The repercussions however, were dire and quite diverging. “A lot of designers and models put up statuses; some completely understood where I was coming from whereas for others, my point was extremely miscommunicated.”
Zara added, “I chose not to speak any further on this as I felt I had made my points and if I carried on explaining myself, it would ruin what I stood up for. I don’t know what I’ll do if something similar happens going forward. I’m still exploring all this energy inside of me, but one thing’s for sure, if I don’t approve of something, I will always speak up.”
Although she is now content with her personal and professional life, as she should be, Zara met with an unfortunate fate last year when she parted ways with her now-former-husband. Following which, she decided to temporarily discontinue acting, just after her debut serial Dharkan with Adeel Chaudhry back in 2016.
Nonetheless, Zara has evidently come out stronger after this experience, “It took a toll on me and I needed to take some time out for myself… to be with my family; away from everything else so I could focus on myself for at least a year or so.”
She continued, “And that’s when I decided not to take on any more projects until I was ready. And once that time came, I decided to take on Khamoshi as my second project last year.”
What also surprisingly made her a favourite amongst the audiences was her social-media-trending wedding to actor Asad Siddiqui in late 2017. Speaking of how many think an actress’ career is over once she gets married, Zara said, “I feel the Pakistani society and particularly the TV scene is quite women-centric. A lot of our audiences are very cultured; appealed only by typical storylines,” she observed as we spoke of how marriage may or may not change perceptions. “Being married does not affect one’s work; audiences need to respect and appreciate that.”
As we discussed respect, one can’t help but bring up the poignant, yet relevant #MeToo campaign where influential film-makers and actors have been called out for sexual, physical and verbal misconduct in workplaces; particularly the entertainment business. Whilst the Weinstein effect hasn’t been as popular in this part of the world, one wonders what the struggle truly is for newcomers to find their own place without stooping down to the casting-couch.

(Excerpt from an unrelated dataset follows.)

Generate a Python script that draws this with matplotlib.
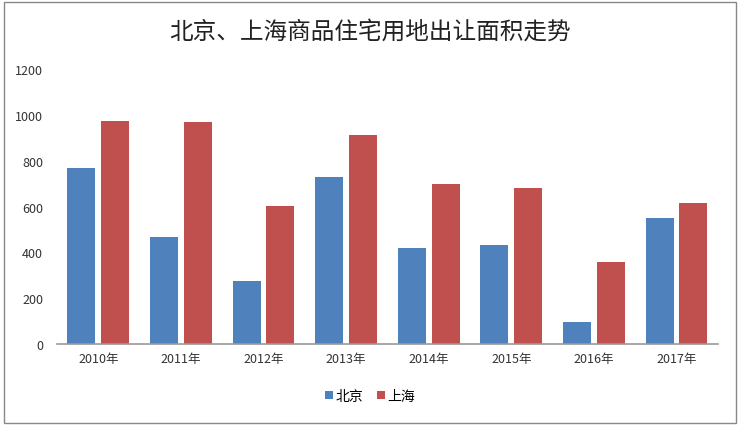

It seems like Zara has her principles in order though. “To be very honest, your morals come from how you’ve been brought up. I don’t think anybody else can influence you for better or worse, it’s whether you want to do something or not, and that depends on your background and what you understand of things,” said the actor.
She continued, “I was always taught the difference between right and wrong. We’d sit down as a family, to discuss things and dissect every topic, no matter how controversial it may be.”
Zara is currently shooting for Mohsin Ali directorial Qaid alongside Syed Jibran, which is based on a mental illness that “juveniles go through.” She has also signed onto a series with Momina Duraid Productions for the summer which will apparently be a “twisted romance-drama” opposite Shaz Khan of Yaqeen Ka Safar.
However, what audiences are most excited about is her film debut –Asim Raza’s coming of age, Paray Hatt Love loosely revolving around the current generation’s commitment-phobia, co-starring Maya Ali and Sheheryar Munawar.
The film goes on-floors in September. “I want to sit back and see how people respond to these projects, what the feedback is and only then will I decide what’s next for me,” she smiles, on a parting note.
‘Breaking Through 2018’ is a series of interviews with promising female thespians that we are keeping an eye out for.